A generalized mechanical model using stress-strain duality at large strain for amorphous polymers

TL;DR

This paper introduces a generalized 3D mechanical model for amorphous polymers at large strains, utilizing stress-strain duality and precise transport operators to improve prediction accuracy across complex load cases.

Contribution

It presents a novel large-strain 3D model with exact kinematics and stress-strain duality, enhancing simulation accuracy for amorphous polymers under combined loads.

Findings

Significantly improved simulation accuracy for tension, compression, and shear.

Better agreement with experimental results compared to classical models.

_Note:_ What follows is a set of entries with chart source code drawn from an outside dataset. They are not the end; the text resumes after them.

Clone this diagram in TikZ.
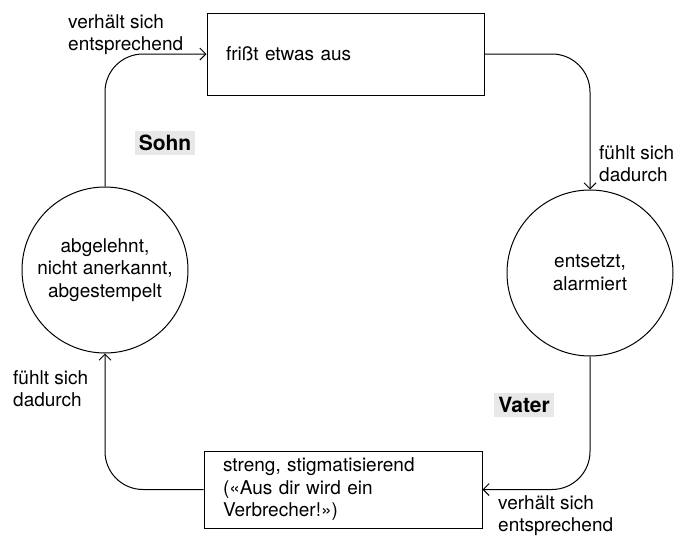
\documentclass[tikz,border=0pt]{standalone}
\usepackage{fontspec}
\setmainfont{TeX Gyre Heros}
\usetikzlibrary{arrows.meta}
\begin{document}
\begin{tikzpicture}[x=1pt,y=-1pt,
  txt/.style={font=\fontsize{19}{22.5}\selectfont, inner sep=0pt},
  lbl/.style={txt, align=left, anchor=north west},
  who/.style={font=\fontsize{21}{24}\selectfont\bfseries, fill=black!9, inner sep=4pt},
  state/.style={circle, draw, line width=1pt, minimum size=166pt, txt, align=center},
  act/.style={draw, line width=1pt, txt, align=left, inner xsep=19pt, inner ysep=3pt},
  flow/.style={line width=1pt, -{Straight Barb[length=6pt,width=12pt]}, rounded corners=38pt}
]
\useasboundingbox (0,0) rectangle (681,536);

\node[act, text width=239pt, minimum height=82pt] (tb) at (345.5,54) {frißt etwas aus};
\node[act, text width=240pt, minimum height=77pt] (bb) at (343,489.5) {streng, stigmatisierend\\(«Aus dir wird ein\\Verbrecher!»)};
\node[state] (lc) at (105,270) {abgelehnt,\\nicht anerkannt,\\abgestempelt};
\node[state] (rc) at (590,273) {entsetzt,\\alarmiert};

\draw[flow] (lc.north) |- (tb.west);
\draw[flow] (tb.east) -| (rc.north);
\draw[flow] (rc.south) |- (bb.east);
\draw[flow] (bb.west) -| (lc.south);

\node[lbl] (l1) at (68,14) {verhält sich\\entsprechend};
\node[lbl] (l2) at (599,145) {fühlt sich\\dadurch};
\node[lbl] (l3) at (13,370) {fühlt sich\\dadurch};
\node[lbl] (l4) at (498,495) {verhält sich\\entsprechend};
\node[who] (sohn) at (165,143) {Sohn};
\node[who] (vater) at (524,405) {Vater};
\end{tikzpicture}
\end{document}
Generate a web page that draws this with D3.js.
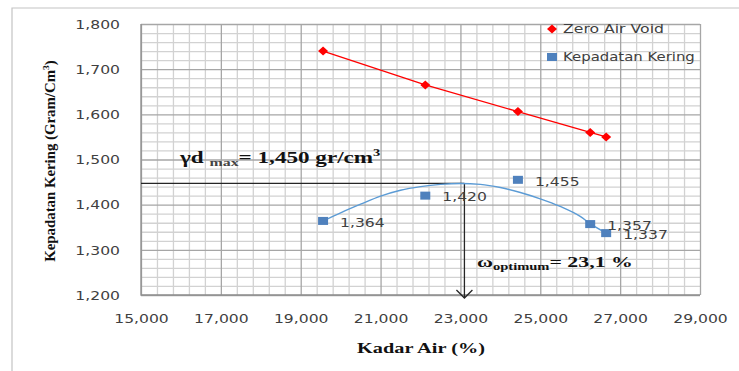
<!DOCTYPE html>
<html><head><meta charset="utf-8">
<script src="https://cdn.jsdelivr.net/npm/d3@7"></script>
<style>body{margin:0;background:#fff}svg{display:block}</style></head>
<body>
<svg id="c" width="739" height="371"></svg>
<script>
// ---- data ----
const xTicks = [15000, 17000, 19000, 21000, 23000, 25000, 27000, 29000];
const yTicks = [1200, 1300, 1400, 1500, 1600, 1700, 1800];
const moisture = [19560, 22120, 24440, 26250, 26650];
const zeroAirVoid = [1740, 1665, 1606, 1560, 1550];
const dryDensity = [1364, 1420, 1455, 1357, 1337];
const trendMoisture = [19560, 20000, 20500, 21000, 21500, 22000, 22500, 23000, 23500, 24000, 24500, 25000, 25500, 26000, 26250, 26650];
const trendDensity = [1364, 1382, 1401, 1419, 1432, 1440, 1445, 1447, 1445, 1438, 1427, 1413, 1396, 1374, 1358, 1337];
const seriesNames = ["Zero Air Void", "Kepadatan Kering"];
const maxDensityLine = 1447;
const maxDensityText = "1,450";
const optimumMoisture = 23100;
const optimumText = "23,1 %";

// ---- setup ----
const svg = d3.select("#c");
const L = 141, R = 700, T = 24, B = 295;
const x = d3.scaleLinear().domain([15000, 29000]).range([L, R]);
const y = d3.scaleLinear().domain([1200, 1800]).range([B, T]);
const fmt = d3.format(",.0f");
const sans = "'DejaVu Sans', sans-serif";
const serif = "'Liberation Serif', 'Times New Roman', serif";
const RED = "#ff0000", BLUE = "#4f81bd", TREND = "#5b9bd5";

function fitWidth(t, px, py, width, rot) {
  const w = t.node().getBBox().width;
  const s = width / w;
  t.attr("x", 0).attr("y", 0)
   .attr("transform", `translate(${px},${py})` + (rot ? ` rotate(${rot})` : "") + ` scale(${s},1)`);
}

// outer border
svg.append("path").attr("d", "M12,371V8H739").attr("fill", "none").attr("stroke", "#c3c3c3").attr("stroke-width", 1.2);

// grid via axes
const minorX = d3.range(15000, 29001, 400);
const minorY = d3.range(1200, 1801, 20);
function grid(g, color) {
  g.select(".domain").remove();
  g.selectAll("line").attr("stroke", color).attr("stroke-width", 1.3);
  g.selectAll("text").remove();
}
svg.append("g").attr("transform", `translate(0,${B})`)
  .call(d3.axisBottom(x).tickValues(minorX.filter(v => !xTicks.includes(v))).tickSize(-(B - T)).tickFormat(""))
  .call(g => grid(g, "#d2d2d2"));
svg.append("g").attr("transform", `translate(${L},0)`)
  .call(d3.axisLeft(y).tickValues(minorY.filter(v => !yTicks.includes(v))).tickSize(-(R - L)).tickFormat(""))
  .call(g => grid(g, "#d2d2d2"));
svg.append("g").attr("transform", `translate(0,${B})`)
  .call(d3.axisBottom(x).tickValues(xTicks).tickSize(-(B - T)).tickFormat(""))
  .call(g => grid(g, "#a6a6a6"));
svg.append("g").attr("transform", `translate(${L},0)`)
  .call(d3.axisLeft(y).tickValues(yTicks).tickSize(-(R - L)).tickFormat(""))
  .call(g => grid(g, "#a6a6a6"));
// plot edges
svg.append("path").attr("d", `M${L},${T}V${B}H${R}`).attr("fill", "none").attr("stroke", "#8f8f8f").attr("stroke-width", 1.3);

// tick labels via axes
const TS = 1.3;
svg.append("g").attr("transform", `translate(${L},0)`)
  .call(d3.axisLeft(y).tickValues(yTicks).tickSize(0).tickFormat(fmt))
  .call(g => {
    g.select(".domain").remove();
    g.selectAll("text").attr("x", 0).attr("dy", "0.35em")
      .attr("font-family", sans).attr("font-size", 12).attr("fill", "#404040")
      .attr("text-anchor", "end").attr("transform", `translate(-21,0) scale(${TS},1)`);
  });
svg.append("g").attr("transform", `translate(0,${B})`)
  .call(d3.axisBottom(x).tickValues(xTicks).tickSize(0).tickFormat(fmt))
  .call(g => {
    g.select(".domain").remove();
    g.selectAll("text").attr("y", 0).attr("dy", "0.35em")
      .attr("font-family", sans).attr("font-size", 12).attr("fill", "#404040")
      .attr("text-anchor", "middle").attr("transform", `translate(0,24) scale(${TS},1)`);
  });

// annotation: max density line & optimum arrow
const xo = x(optimumMoisture), ym = y(maxDensityLine);
svg.append("line").attr("x1", L).attr("x2", xo).attr("y1", ym).attr("y2", ym)
  .attr("stroke", "#262626").attr("stroke-width", 1.3);
svg.append("line").attr("x1", xo).attr("x2", xo).attr("y1", ym).attr("y2", B + 3)
  .attr("stroke", "#262626").attr("stroke-width", 1.3);
svg.append("polyline").attr("points", `${xo - 8},${B - 5} ${xo},${B + 3} ${xo + 8},${B - 5}`)
  .attr("fill", "none").attr("stroke", "#262626").attr("stroke-width", 1.3);

// zero air void series
const zav = moisture.map((m, i) => [m, zeroAirVoid[i]]);
svg.append("path").datum(zav)
  .attr("d", d3.line().x(d => x(d[0])).y(d => y(d[1])))
  .attr("fill", "none").attr("stroke", RED).attr("stroke-width", 1.3);
const diamond = "M0,-4.5L5,0L0,4.5L-5,0Z";
svg.selectAll(".zav").data(zav).join("path").attr("class", "zav")
  .attr("d", diamond).attr("transform", d => `translate(${x(d[0])},${y(d[1])})`).attr("fill", RED);

// dry density trend & markers
const trend = trendMoisture.map((m, i) => [m, trendDensity[i]]);
svg.append("path").datum(trend)
  .attr("d", d3.line().x(d => x(d[0])).y(d => y(d[1])).curve(d3.curveMonotoneX))
  .attr("fill", "none").attr("stroke", TREND).attr("stroke-width", 1.4);
const dd = moisture.map((m, i) => [m, dryDensity[i]]);
svg.selectAll(".dd").data(dd).join("rect").attr("class", "dd")
  .attr("x", d => x(d[0]) - 5).attr("y", d => y(d[1]) - 4)
  .attr("width", 10).attr("height", 8).attr("fill", BLUE);
svg.selectAll(".ddl").data(dd).join("text").attr("class", "ddl")
  .attr("x", 0).attr("y", 0).attr("dy", "0.35em")
  .attr("font-family", sans).attr("font-size", 12).attr("fill", "#404040")
  .attr("transform", d => `translate(${x(d[0]) + 17},${y(d[1]) + 1.5}) scale(${TS},1)`)
  .text(d => fmt(d[1]));

// legend
const lg = svg.append("g");
lg.append("path").attr("d", diamond).attr("transform", "translate(552,29)").attr("fill", RED);
lg.append("rect").attr("x", 547).attr("y", 53).attr("width", 10).attr("height", 8).attr("fill", BLUE);
const lt1 = lg.append("text").attr("dy", "0.35em").attr("font-family", sans).attr("font-size", 12).attr("fill", "#404040").text(seriesNames[0]);
fitWidth(lt1, 563, 29, 101);
const lt2 = lg.append("text").attr("dy", "0.35em").attr("font-family", sans).attr("font-size", 12).attr("fill", "#404040").text(seriesNames[1]);
fitWidth(lt2, 563, 57, 132);

// gamma d max text
const gt = svg.append("text").attr("font-family", serif).attr("font-weight", "bold").attr("font-size", 16).attr("fill", "#111");
gt.append("tspan").text("γd ");
gt.append("tspan").attr("font-size", 11).attr("dy", 3).attr("fill", "#444").text("max");
gt.append("tspan").attr("dy", -3).text("= " + maxDensityText + " gr/cm");
gt.append("tspan").attr("font-size", 10).attr("dy", -7).text("3");
fitWidth(gt, 180, 163, 202);

// omega optimum text
const ot = svg.append("text").attr("font-family", serif).attr("font-weight", "bold").attr("font-size", 15).attr("fill", "#111");
ot.append("tspan").text("ω");
ot.append("tspan").attr("font-size", 10).attr("dy", 3).text("optimum");
ot.append("tspan").attr("dy", -3).text("= " + optimumText);
fitWidth(ot, 477, 267, 156);

// axis titles
const xt = svg.append("text").attr("font-family", serif).attr("font-weight", "bold").attr("font-size", 15)
  .attr("fill", "#111").attr("text-anchor", "middle").text("Kadar Air (%)");
fitWidth(xt, 421, 353, 128);
const yt = svg.append("text").attr("font-family", serif).attr("font-weight", "bold").attr("font-size", 14)
  .attr("fill", "#111").attr("text-anchor", "middle");
yt.append("tspan").text("Kepadatan Kering (Gram/Cm");
yt.append("tspan").attr("font-size", 9).attr("dy", -6).text("3");
yt.append("tspan").attr("dy", 6).text(")");
fitWidth(yt, 55, 161, 202, -90);
</script>
</body></html>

Model validated on polycarbonate showing robust performance.

Abstract

Numerous models have been developed in the literature to simulate the thermomechanical behavior of amorphous polymer at large strain. These models generally show a good agreement with experimental results when the material is submitted to uniaxial loadings (tension or compression) or in case of shear loadings. However, this agreement is highly degraded when they are used in the case of combined load cases. A generalization of these models to more complex loads is scarce. In particular, models that are identified in tension or compression often overestimate the response in shear. One difficulty lies in the fact that 3D models must aggregate different physical modeling, described with different kinematics. This requires the use of transport operators complex to manipulate. In this paper, we propose a mechanical model for large strains, generalized in 3D, and precisely introducing the adequate transport operators in order to obtain an exact kinematic. The stress strain duality is validated in the writing of the power of internal forces. This generalized model is applied in the case of a polycarbonate amorphous polymers. The simulation results in tension/compression and shear are compared with the classical modeling and experimental results from the literature. The results highly improve the numerical predictions of the mechanical response of amorphous polymers submitted to any load case.